Introduction to Group Riding Techniques

Introduction to Group Riding Techniques

Cycling in a group safely and efficiently is one of the key skills of road cycling.  It’s a ton of fun and can be highly exhilarating - however, the first time you ride in a group can be a confusing experience. Check out this essential information before heading out, and be sure your ride leader knows you are a new rider but eager to learn.  Here’s a summary of the techniques you need to know to stay safe, give you confidence and have an enjoyable time. 

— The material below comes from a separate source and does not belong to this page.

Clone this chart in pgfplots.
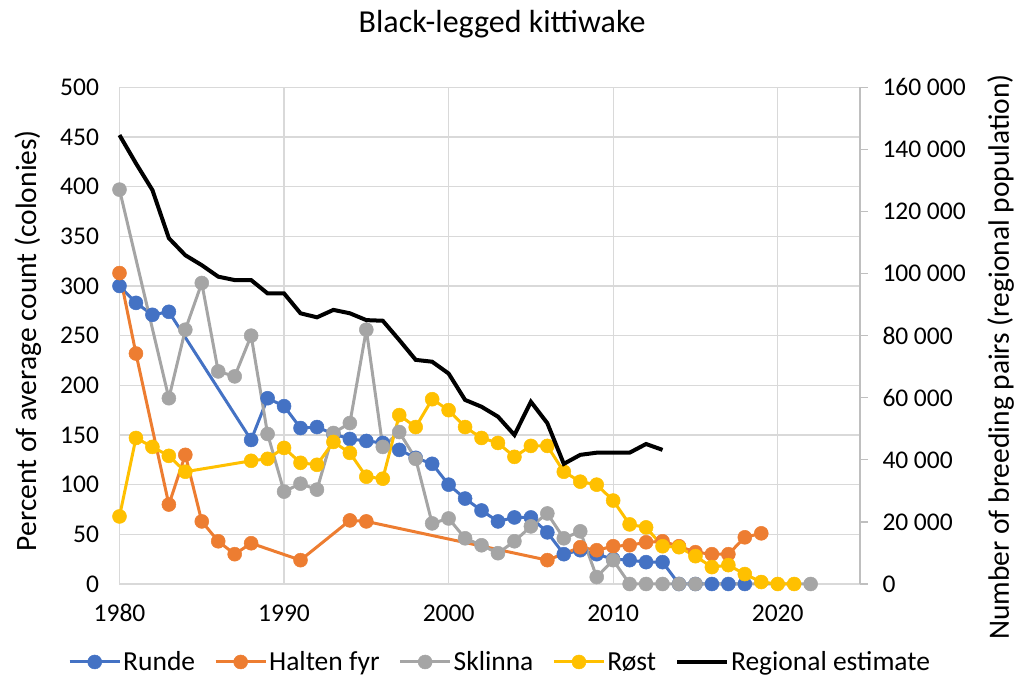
\documentclass[border=0pt]{standalone}
\usepackage{fontspec}
\setmainfont{Carlito}
\usepackage{pgfplots}
\pgfplotsset{compat=1.18}
\definecolor{cblue}{HTML}{4472C4}
\definecolor{corange}{HTML}{ED7D31}
\definecolor{cgray}{HTML}{A5A5A5}
\definecolor{cyellow}{HTML}{FFC000}
\definecolor{cgrid}{HTML}{D9D9D9}
\definecolor{caxis}{HTML}{BFBFBF}
\pgfplotsset{
  ser/.style={color=#1, line width=3pt, mark=*, mark size=7pt, mark options={solid, fill=#1, draw=#1, line width=0.5pt}},
  tick label style={font=\fontsize{25.5}{30}\selectfont},
  /pgf/number format/assume math mode=true,
  legend image code/.code={\draw[mark repeat=2,mark phase=2,#1] plot coordinates {(0pt,0pt)(25pt,0pt)(50pt,0pt)};},
}
\begin{document}
\begin{tikzpicture}
\useasboundingbox (-119.5pt,-96pt) rectangle (898.5pt,584pt);
\begin{axis}[
  at={(0pt,0pt)}, anchor=south west,
  scale only axis, width=740.5pt, height=496.7pt,
  xmin=1980, xmax=2025, ymin=0, ymax=500,
  xtick={1980,1990,2000,2010,2020}, ytick={0,50,...,500},
  grid=major, major grid style={cgrid, line width=1.3pt},
  axis line style={draw=none}, major tick length=0pt,
  x tick label style={/pgf/number format/1000 sep={}, yshift=-17pt},
  y tick label style={xshift=-17pt},
  title={Black-legged kittiwake},
  title style={font=\fontsize{32}{38}\selectfont, at={(axis description cs:0.5166,1.099)}, anchor=base},
  ylabel={Percent of average count (colonies)},
  ylabel style={font=\fontsize{29.5}{34}\selectfont, at={(axis description cs:-0.1236,0.49)}, anchor=center},
  clip=false,
]
\addplot[ser=cblue] coordinates {
(1980,300) (1981,283) (1982,271) (1983,274) (1988,145) (1989,187) (1990,179)
(1991,157) (1992,158) (1993,151) (1994,146) (1995,144) (1996,142) (1997,135)
(1998,127) (1999,121) (2000,100) (2001,86) (2002,74) (2003,63) (2004,67)
(2005,67) (2006,52) (2007,30) (2008,34) (2009,30) (2010,25) (2011,24)
(2012,22) (2013,22) (2014,0) (2015,0) (2016,0) (2017,0) (2018,0)
};
\addplot[ser=corange] coordinates {
(1980,313) (1981,232) (1983,80) (1984,130) (1985,63) (1986,43) (1987,30)
(1988,41) (1991,24) (1994,64) (1995,63) (2006,24) (2008,37) (2009,34)
(2010,38) (2011,39) (2012,42) (2013,43) (2014,38) (2015,32) (2016,30)
(2017,30) (2018,47) (2019,51)
};
\addplot[ser=cgray] coordinates {
(1980,397) (1983,187) (1984,256) (1985,303) (1986,214) (1987,209) (1988,250)
(1989,151) (1990,93) (1991,101) (1992,95) (1993,152) (1994,162) (1995,256)
(1996,138) (1997,153) (1998,126) (1999,61) (2000,66) (2001,46) (2002,39)
(2003,31) (2004,43) (2005,58) (2006,71) (2007,46) (2008,53) (2009,7)
(2010,24) (2011,0) (2012,0) (2013,0) (2014,0) (2015,0) (2022,0)
};
\addplot[ser=cyellow] coordinates {
(1980,68) (1981,147) (1982,138) (1983,129) (1984,113) (1988,124) (1989,126)
(1990,137) (1991,122) (1992,120) (1993,143) (1994,132) (1995,108) (1996,106)
(1997,170) (1998,158) (1999,186) (2000,175) (2001,158) (2002,147) (2003,142)
(2004,128) (2005,139) (2006,139) (2007,113) (2008,103) (2009,100) (2010,84)
(2011,60) (2012,57) (2013,38) (2014,37) (2015,28) (2016,17) (2017,19)
(2018,10) (2019,2) (2020,0) (2021,0)
};
\end{axis}
\begin{axis}[
  at={(0pt,0pt)}, anchor=south west,
  scale only axis, width=740.5pt, height=496.7pt,
  xmin=1980, xmax=2025, ymin=0, ymax=160000,
  axis x line=none, axis y line*=right,
  ytick={0,20000,...,160000},
  tick align=outside, major tick length=8pt,
  axis line style={caxis, line width=1.3pt},
  ytick style={caxis, line width=1.3pt},
  scaled y ticks=false,
  y tick label style={/pgf/number format/.cd, fixed, precision=0, 1000 sep={\hspace{0.22em}}, /tikz/.cd, xshift=11pt},
  ylabel={Number of breeding pairs (regional population)},
  ylabel style={font=\fontsize{29.5}{34}\selectfont, at={(axis description cs:1.19,0.457)}, anchor=center},
  legend style={at={(axis description cs:0.514,-0.157)}, anchor=center, draw=none, fill=none,
    legend columns=5, font=\fontsize{27.5}{32}\selectfont,
    /tikz/every even column/.append style={column sep=17pt}},
  clip=false,
]
\addlegendimage{ser=cblue}\addlegendentry{Runde}
\addlegendimage{ser=corange}\addlegendentry{Halten fyr}
\addlegendimage{ser=cgray}\addlegendentry{Sklinna}
\addlegendimage{ser=cyellow}\addlegendentry{Røst}
\addplot[black, line width=4pt] coordinates {
(1980,144600) (1981,135500) (1982,126900) (1983,111400) (1984,105900)
(1985,102700) (1986,99000) (1987,97900) (1988,97900) (1989,93600)
(1990,93600) (1991,87200) (1992,85900) (1993,88300) (1994,87200)
(1995,85000) (1996,84800) (1997,78600) (1998,72200) (1999,71600)
(2000,67800) (2001,59300) (2002,57100) (2003,53900) (2004,48000)
(2005,58700) (2006,51800) (2007,38700) (2008,41600) (2009,42300)
(2010,42300) (2011,42300) (2012,45100) (2013,43200)
};
\addlegendentry{Regional estimate}
\end{axis}
\end{tikzpicture}
\end{document}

When the road allows, you'll usually be riding two-abreast in a double pace line. This allows everyone behind the two leading riders to shelter from the wind. The time each rider spends on the front is often decided before the ride starts, with an understanding that everyone pulls as hard as their strength and fitness allows.   

Keep your speed and line as smooth and controlled as possible, as everyone is riding in close proximity to one another. This means no grabbing handfuls of brake or fast accelerating. Always have your hands covering the brakes, either on the hoods or the drops. 

Starting out, it's best to keep at least a wheel length between your front wheel and the back wheel of whoever is in front of you. As you progress, you can close this gap up, but you should always avoid overlapping your wheel with the person in front at all costs.  A wheel at speed making contact with another rider is your worst mistake.  A gust of wind or bump in the road simply has to be handled smoothly. Try to keep your head up and look ahead for hazards or signals from the other riders.  When approaching hills, it's important to widen the gap between cyclists to allow for slowing down.

The front riders are responsible for warning the group about upcoming hazards, corners or junctions, and the signals should then be passed all the way back through the group. It’s your responsibility to be familiar with hand gestures and calls, and if you are in front, call clearly and give notice of hazards as early as you can to give time for the group to react. Keep your pace even with the rider beside you, and you'll be all set.